As we enter the 30th anniversary of democracy in South Africa, how can we bring sustainable change through the German concepts fo “künstlerisch-kultureller Austausch” (artistic-cultural exchange) and “Nachwuchsforderung” – the conscious policy and practice of transferring societal values, knowledge and skills to the next generation?
Jazz Against Apartheid began in Frankfurt in 1986 and has highlighted the role of cultural activism in the anti-apartheid struggle. The fight against apartheid was a shared fight with many different people and locations but with one objective: to end the terror of overall injustice caused by apartheid rule.
After the inaugural Jazz Against Apartheid in Berlin 1986. Juergen Leinhos and his organisation Kultur im Ghetto continue the event building on the SA exiles and growing the movement to progressive European musicians. JAA is a great depository of cultural memory and a complete archive of 25 years of exile history.

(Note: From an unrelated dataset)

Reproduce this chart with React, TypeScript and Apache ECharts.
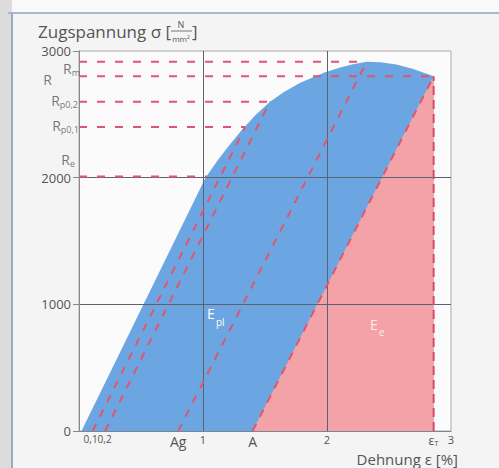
import React, { useEffect, useRef } from "react";
import * as echarts from "echarts";

// Stress–strain curve: Dehnung ε [%] vs Zugspannung σ [N/mm²]
const strain = [0.02, 1.02, 1.12, 1.22, 1.32, 1.42, 1.54, 1.65, 1.78, 1.98, 2.1, 2.2, 2.32, 2.43, 2.56, 2.69, 2.86];
const stress = [0, 2000, 2140, 2265, 2385, 2490, 2600, 2675, 2748, 2830, 2868, 2893, 2915, 2912, 2893, 2860, 2800];

// Characteristic stresses (R with subscript)
const levelSubs = ["m", "", "p0,2", "p0,1", "e"];
const levelStress = [2915, 2800, 2600, 2400, 2010];
const levelStrainAtCurve = [2.32, 2.86, 1.54, 1.34, 1.03];

// Offset / unloading lines (start on strain axis, end on curve)
const offsetStart = [0.11, 0.21, 0.8, 1.4];
const offsetEndStrain = [1.34, 1.54, 2.32, 2.86];
const offsetEndStress = [2400, 2600, 2915, 2800];

// Elongation at break
const epsT = 2.86;
const stressAtBreak = 2800;

// Elastic energy region (under unloading line from A)
const elasticStrain = [1.4, 2.86];
const elasticStress = [0, 2800];

// Axis labels ("0,1" and "0,2" sit side by side around 0.15)
const xLabelValues = [0.15, 0.8, 1, 1.4, 2, 2.86, 3];
const xLabelTexts = ["{s|0,1}{s|0,2}", "{b|Ag}", "{n|1}", "{b|A}", "{n|2}", "{e|ε}{t|T}", "{n|3}"];

const FONT = "Open Sans";

export default function App() {
  const ref = useRef<HTMLDivElement>(null);
  useEffect(() => {
    document.body.style.margin = "0";
    const chart = echarts.init(ref.current as HTMLDivElement, null, { renderer: "svg" });
    const dash = "#e0566f";
    const grey = "#555";
    const curveData = strain.map((x, i) => [x, stress[i]]);
    const elasticData = elasticStrain.map((x, i) => [x, elasticStress[i]]);
    const levelLabelOffsets = [[1, 7], [-27, 3], [-1, -1], [0, -2], [-4, -17]];

    const series: any[] = [
      {
        type: "line", data: curveData, showSymbol: false, silent: true, z: 2,
        lineStyle: { width: 0 }, areaStyle: { color: "#6ca6e2", opacity: 1 },
      },
      {
        type: "line", data: elasticData, showSymbol: false, silent: true, z: 3,
        lineStyle: { width: 0 }, areaStyle: { color: "#f3a2a7", opacity: 1 },
      },
    ];
    levelStress.forEach((v, i) =>
      series.push({
        type: "line", data: [[0, v], [levelStrainAtCurve[i], v]], showSymbol: false, silent: true, z: 6,
        lineStyle: { color: dash, width: 2, type: [8, 10] },
      })
    );
    offsetStart.forEach((x, i) =>
      series.push({
        type: "line", data: [[x, 0], [offsetEndStrain[i], offsetEndStress[i]]], showSymbol: false, silent: true, z: 6,
        lineStyle: { color: dash, width: 2, type: [8, 8] },
      })
    );
    series.push({
      type: "line", data: [[epsT, 0], [epsT, stressAtBreak]], showSymbol: false, silent: true, z: 6,
      lineStyle: { color: "#d84a66", width: 2, type: [9, 5] },
    });
    series.push({
      type: "scatter", symbolSize: 0, silent: true, z: 10,
      data: levelStress.map((v, i) => ({
        value: [0, v],
        label: {
          offset: levelLabelOffsets[i],
          formatter: levelSubs[i] ? `{r|R}{s|${levelSubs[i]}}` : "{r|R}",
        },
      })),
      label: {
        show: true, position: "left", distance: 0,
        rich: {
          r: { fontSize: 14, color: grey, fontFamily: FONT },
          s: { fontSize: 9, color: grey, fontFamily: FONT, padding: [8, 0, 0, 0] },
        },
      },
    });

    const option: any = {
      animation: false,
      backgroundColor: "#f4f4f4",
      textStyle: { fontFamily: FONT },
      grid: {
        left: 79, top: 51, width: 372, height: 380,
        show: true, backgroundColor: "#fbfbfb", borderColor: "#aaaaaa", borderWidth: 1,
      },
      xAxis: {
        type: "value", min: 0, max: 3, interval: 1, z: 4,
        axisLine: { show: true, lineStyle: { color: "#7d8595", width: 1 } },
        axisTick: { show: false },
        splitLine: { show: true, showMinLine: false, showMaxLine: false, lineStyle: { color: "#5c6270", width: 1 } },
        axisLabel: {
          customValues: xLabelValues,
          showMinLabel: true,
          showMaxLabel: true,
          hideOverlap: false,
          margin: 3,
          formatter: (v: number) => {
            const i = xLabelValues.findIndex((x) => Math.abs(x - v) < 1e-6);
            return i >= 0 ? xLabelTexts[i] : "";
          },
          rich: {
            s: { fontSize: 10, color: grey, fontFamily: FONT },
            b: { fontSize: 14, color: grey, fontFamily: FONT },
            n: { fontSize: 11, color: grey, fontFamily: FONT },
            e: { fontSize: 12, color: grey, fontFamily: FONT },
            t: { fontSize: 8, color: grey, fontFamily: FONT, padding: [4, 0, 0, 0] },
          },
        },
      },
      yAxis: {
        type: "value", min: 0, max: 3000, interval: 1000, z: 4,
        axisLine: { show: true, lineStyle: { color: "#8a8a8a", width: 1 } },
        axisTick: { show: true, length: 6, lineStyle: { color: "#888" } },
        splitLine: { show: true, showMinLine: false, showMaxLine: false, lineStyle: { color: "#5c6270", width: 1 } },
        axisLabel: { color: grey, fontSize: 13, margin: 8, fontFamily: FONT, formatter: (v: number) => String(v) },
      },
      series,
      graphic: [
        { type: "rect", z: -5, shape: { x: 0, y: 0, width: 12, height: 468 }, style: { fill: "#dcdcdc" } },
        { type: "rect", z: -5, shape: { x: 12, y: 0, width: 487, height: 13 }, style: { fill: "#f9f9f9" } },
        { type: "line", z: 1, shape: { x1: 8, y1: 13, x2: 499, y2: 13 }, style: { stroke: "#a8b8d0", lineWidth: 2 } },
        { type: "line", z: 1, shape: { x1: 12, y1: 13, x2: 12, y2: 468 }, style: { stroke: "#9aaac4", lineWidth: 2 } },
        { type: "text", z: 20, x: 38, y: 31, style: { text: "Zugspannung σ [", fill: grey, fontSize: 17, fontFamily: FONT, verticalAlign: "middle" } },
        { type: "text", z: 20, x: 181, y: 24, style: { text: "N", fill: grey, fontSize: 9, fontFamily: FONT, align: "center", verticalAlign: "middle" } },
        { type: "line", z: 20, shape: { x1: 171, y1: 31, x2: 192, y2: 31 }, style: { stroke: "#777", lineWidth: 1 } },
        { type: "text", z: 20, x: 181, y: 38, style: { text: "mm²", fill: grey, fontSize: 8, fontFamily: FONT, align: "center", verticalAlign: "middle" } },
        { type: "text", z: 20, x: 192, y: 31, style: { text: "]", fill: grey, fontSize: 17, fontFamily: FONT, verticalAlign: "middle" } },
        { type: "text", z: 20, x: 458, y: 459, style: { text: "Dehnung ε [%]", fill: grey, fontSize: 15, fontFamily: FONT, align: "right", verticalAlign: "middle" } },
        { type: "text", z: 20, x: 207, y: 313, style: { text: "E", fill: "#ffffff", fontSize: 14, fontFamily: FONT, verticalAlign: "middle" } },
        { type: "text", z: 20, x: 216, y: 322, style: { text: "pl", fill: "#ffffff", fontSize: 10, fontFamily: FONT, verticalAlign: "middle" } },
        { type: "text", z: 20, x: 370, y: 324, style: { text: "E", fill: "#fdeaea", fontSize: 14, fontFamily: FONT, verticalAlign: "middle" } },
        { type: "text", z: 20, x: 379, y: 332, style: { text: "e", fill: "#fdeaea", fontSize: 10, fontFamily: FONT, verticalAlign: "middle" } },
      ],
    };
    chart.setOption(option);
    return () => chart.dispose();
  }, []);
  return <div ref={ref} style={{ width: 499, height: 468 }} />;
}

Today apartheid is dead, but the struggle continues. Leinhos, recipient of the OR Tambo presidential award (2021) for his commitment to the anti-apartheid struggle said: “Overcoming apartheid does not stop once apartheid – being a name and definition of a political system – stops. Since isolating political voices and groups not only from the political process, but from education, health care, etc. have not stopped, JAA has a legitimate reason to exist.”
The role of cultural activism in exile peaked through the international co-operation around South African jazz music. South African bass player Johnny Dyani was one artist among others who was forced to leave the country and together with European contemporaries used this art of exile to fight for elementary freedoms.

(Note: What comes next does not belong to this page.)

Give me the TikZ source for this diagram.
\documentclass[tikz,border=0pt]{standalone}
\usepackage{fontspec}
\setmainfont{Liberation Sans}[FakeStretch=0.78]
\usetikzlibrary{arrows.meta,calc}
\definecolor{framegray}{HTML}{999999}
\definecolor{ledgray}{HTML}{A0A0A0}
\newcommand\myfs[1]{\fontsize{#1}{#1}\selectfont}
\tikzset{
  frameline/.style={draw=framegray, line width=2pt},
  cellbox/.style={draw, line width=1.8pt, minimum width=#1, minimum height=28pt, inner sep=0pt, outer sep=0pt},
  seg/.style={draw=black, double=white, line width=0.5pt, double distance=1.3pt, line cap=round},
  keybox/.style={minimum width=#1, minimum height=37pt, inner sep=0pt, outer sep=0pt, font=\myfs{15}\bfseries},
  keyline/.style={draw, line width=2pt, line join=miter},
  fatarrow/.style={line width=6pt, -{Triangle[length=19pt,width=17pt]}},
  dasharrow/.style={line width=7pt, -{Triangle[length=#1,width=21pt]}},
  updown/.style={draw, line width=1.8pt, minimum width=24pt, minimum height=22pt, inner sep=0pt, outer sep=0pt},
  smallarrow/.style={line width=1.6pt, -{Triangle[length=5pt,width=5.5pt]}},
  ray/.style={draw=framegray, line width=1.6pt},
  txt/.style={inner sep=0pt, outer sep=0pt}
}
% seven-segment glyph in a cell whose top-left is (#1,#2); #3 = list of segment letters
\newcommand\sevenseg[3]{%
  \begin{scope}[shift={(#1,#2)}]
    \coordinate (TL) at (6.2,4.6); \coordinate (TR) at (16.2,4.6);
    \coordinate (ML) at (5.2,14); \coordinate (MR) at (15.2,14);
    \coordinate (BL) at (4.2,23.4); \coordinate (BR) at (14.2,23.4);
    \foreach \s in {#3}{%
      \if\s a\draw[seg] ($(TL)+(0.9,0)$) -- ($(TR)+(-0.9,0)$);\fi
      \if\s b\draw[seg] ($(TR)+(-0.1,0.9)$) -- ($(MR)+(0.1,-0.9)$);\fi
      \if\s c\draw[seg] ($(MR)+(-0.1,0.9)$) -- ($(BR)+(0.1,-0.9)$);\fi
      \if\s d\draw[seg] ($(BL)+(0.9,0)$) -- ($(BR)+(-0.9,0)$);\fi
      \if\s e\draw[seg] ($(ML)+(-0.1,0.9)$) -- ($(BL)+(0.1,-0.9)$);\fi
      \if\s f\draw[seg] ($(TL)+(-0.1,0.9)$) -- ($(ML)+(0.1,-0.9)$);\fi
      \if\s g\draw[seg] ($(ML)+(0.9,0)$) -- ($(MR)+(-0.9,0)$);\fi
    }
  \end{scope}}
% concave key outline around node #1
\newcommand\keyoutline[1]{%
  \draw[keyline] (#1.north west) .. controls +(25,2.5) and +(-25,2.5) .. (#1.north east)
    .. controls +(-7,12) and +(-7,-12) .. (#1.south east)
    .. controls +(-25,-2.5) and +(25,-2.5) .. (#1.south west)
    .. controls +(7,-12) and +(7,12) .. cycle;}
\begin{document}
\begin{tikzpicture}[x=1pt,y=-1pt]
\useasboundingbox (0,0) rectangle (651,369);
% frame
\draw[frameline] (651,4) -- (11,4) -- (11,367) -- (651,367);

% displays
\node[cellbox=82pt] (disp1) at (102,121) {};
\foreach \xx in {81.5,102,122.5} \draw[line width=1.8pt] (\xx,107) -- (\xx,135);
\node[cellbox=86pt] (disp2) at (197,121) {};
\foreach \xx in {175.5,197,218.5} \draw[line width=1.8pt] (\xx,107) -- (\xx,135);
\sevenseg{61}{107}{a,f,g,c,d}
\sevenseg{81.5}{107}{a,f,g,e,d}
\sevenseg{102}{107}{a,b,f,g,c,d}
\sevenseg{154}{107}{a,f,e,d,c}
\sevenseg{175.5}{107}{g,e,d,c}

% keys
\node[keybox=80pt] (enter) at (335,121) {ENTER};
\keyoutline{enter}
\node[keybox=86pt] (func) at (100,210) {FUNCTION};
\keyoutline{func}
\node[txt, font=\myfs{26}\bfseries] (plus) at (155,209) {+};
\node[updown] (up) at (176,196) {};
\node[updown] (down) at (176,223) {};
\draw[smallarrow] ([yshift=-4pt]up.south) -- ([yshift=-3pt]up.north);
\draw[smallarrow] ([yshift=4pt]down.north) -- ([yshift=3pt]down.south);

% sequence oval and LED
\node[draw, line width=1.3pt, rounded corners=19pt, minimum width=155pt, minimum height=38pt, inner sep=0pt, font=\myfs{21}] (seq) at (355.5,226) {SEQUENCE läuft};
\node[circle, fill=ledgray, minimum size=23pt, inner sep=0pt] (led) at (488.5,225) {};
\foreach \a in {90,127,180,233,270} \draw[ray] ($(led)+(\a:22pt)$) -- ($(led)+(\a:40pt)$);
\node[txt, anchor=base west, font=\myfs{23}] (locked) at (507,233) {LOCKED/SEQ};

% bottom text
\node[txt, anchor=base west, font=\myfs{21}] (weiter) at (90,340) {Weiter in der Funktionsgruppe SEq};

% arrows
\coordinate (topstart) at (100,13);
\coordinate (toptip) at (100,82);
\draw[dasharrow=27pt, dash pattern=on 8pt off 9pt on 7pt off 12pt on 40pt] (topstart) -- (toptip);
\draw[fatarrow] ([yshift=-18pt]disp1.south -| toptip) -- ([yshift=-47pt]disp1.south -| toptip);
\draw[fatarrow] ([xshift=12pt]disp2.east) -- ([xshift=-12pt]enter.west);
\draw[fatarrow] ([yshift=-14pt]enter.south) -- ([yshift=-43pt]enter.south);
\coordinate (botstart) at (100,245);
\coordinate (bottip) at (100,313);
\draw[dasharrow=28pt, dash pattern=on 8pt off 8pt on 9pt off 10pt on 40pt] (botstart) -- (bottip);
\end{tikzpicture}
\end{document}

Through sharing the vitality of this music, JAA promotes the existence of the forgotten exiles, and their exiled art, inciting honor and pride for what artists like Dyani fought for and achieved abroad in solidarity with those back home in South Africa who struggled to free themselves from apartheid.
JAA is a bridge between geography and history, impacting on the future generations of South Africans and back on German society, asking what developments are possible from (exile) history.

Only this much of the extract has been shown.